Something I’m hoping to write about soon—and I welcome readers’ thoughts on this topic—is how to pursue organizational change from “middle management” positions. One of the most frequent questions I have received while doing this work goes something like this: “I’m a unit manager, and my supervisees are struggling. I’m trying to advocate for changes, but I’m hitting a wall with the leaders above me.” That wall might be barriers created by the organizational cultures and structures, or it might be a leader who just doesn’t see workplace problems because they’ve been privileged enough to avoid them. That’s a really frustrating space to be in, and I suspect that the inability to support supervisees and hitting that wall with leaders has pushed a number of talented emerging leaders away from higher education. Or it gives them reason to wonder if they want to advance into senior leadership, which is itself another big research topic that will need our attention.

In an effort to bring some semblance of order to this response, I’ll offer my perspective that I think our understanding of workplace problems in higher education is more developed than our sense of what strategies work or are worth exploring.

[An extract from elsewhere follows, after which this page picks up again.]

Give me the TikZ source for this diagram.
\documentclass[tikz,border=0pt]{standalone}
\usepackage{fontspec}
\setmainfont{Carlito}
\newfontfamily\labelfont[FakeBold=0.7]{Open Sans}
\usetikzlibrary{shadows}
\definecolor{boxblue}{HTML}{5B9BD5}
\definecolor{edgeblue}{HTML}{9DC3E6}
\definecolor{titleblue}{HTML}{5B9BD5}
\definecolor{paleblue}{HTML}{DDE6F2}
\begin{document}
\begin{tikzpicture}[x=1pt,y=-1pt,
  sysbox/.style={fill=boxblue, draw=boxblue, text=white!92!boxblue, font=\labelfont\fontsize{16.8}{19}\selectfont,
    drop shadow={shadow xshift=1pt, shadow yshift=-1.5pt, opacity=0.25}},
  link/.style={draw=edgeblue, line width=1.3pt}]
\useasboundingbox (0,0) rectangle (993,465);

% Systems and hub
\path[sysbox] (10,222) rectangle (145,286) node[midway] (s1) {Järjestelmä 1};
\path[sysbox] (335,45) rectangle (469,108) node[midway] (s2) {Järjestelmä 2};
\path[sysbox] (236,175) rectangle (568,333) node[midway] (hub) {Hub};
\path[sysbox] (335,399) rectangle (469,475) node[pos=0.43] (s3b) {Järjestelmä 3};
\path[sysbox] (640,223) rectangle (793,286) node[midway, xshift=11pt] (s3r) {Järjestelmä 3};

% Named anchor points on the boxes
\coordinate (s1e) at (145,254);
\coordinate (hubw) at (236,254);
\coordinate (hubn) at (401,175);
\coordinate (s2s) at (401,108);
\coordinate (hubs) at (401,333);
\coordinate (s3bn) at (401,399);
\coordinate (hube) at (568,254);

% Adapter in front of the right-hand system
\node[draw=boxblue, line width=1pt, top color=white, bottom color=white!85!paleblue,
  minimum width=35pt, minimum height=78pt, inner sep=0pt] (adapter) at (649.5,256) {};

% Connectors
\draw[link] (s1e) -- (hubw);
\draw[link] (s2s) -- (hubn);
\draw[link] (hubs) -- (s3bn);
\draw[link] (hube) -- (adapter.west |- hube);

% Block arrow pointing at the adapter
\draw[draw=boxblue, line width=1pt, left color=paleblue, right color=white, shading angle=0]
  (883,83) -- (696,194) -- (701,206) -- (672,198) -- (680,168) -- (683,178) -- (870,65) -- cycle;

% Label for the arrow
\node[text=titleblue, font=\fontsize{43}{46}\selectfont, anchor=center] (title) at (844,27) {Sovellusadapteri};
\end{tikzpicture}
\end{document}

In the book, I speak to both problems and solutions, but I often have to work much harder to find examples of good ideas in practice. There’s space for more detailed case studies of promising programs, evaluations of initiatives and analyses of leadership approaches. We need good ideas and we need platforms to amplify effective practices. One of my soapbox topics is that funders have demonstrated very little interest in financially supporting work focused on the well-being of staff and faculty.

There’s plenty of work to do, both in research and practice. There are many talented scholars and practitioners who are working hard to create a better higher education workplace. Hopefully, my book helps to shine a light on their contributions. But in many ways, the enthusiasm I saw from leaders about supporting employee well-being has waned. Change needs champions, and we’re going to need leaders and donors to step up and see how working conditions, organizational performance and outcomes are all intertwined.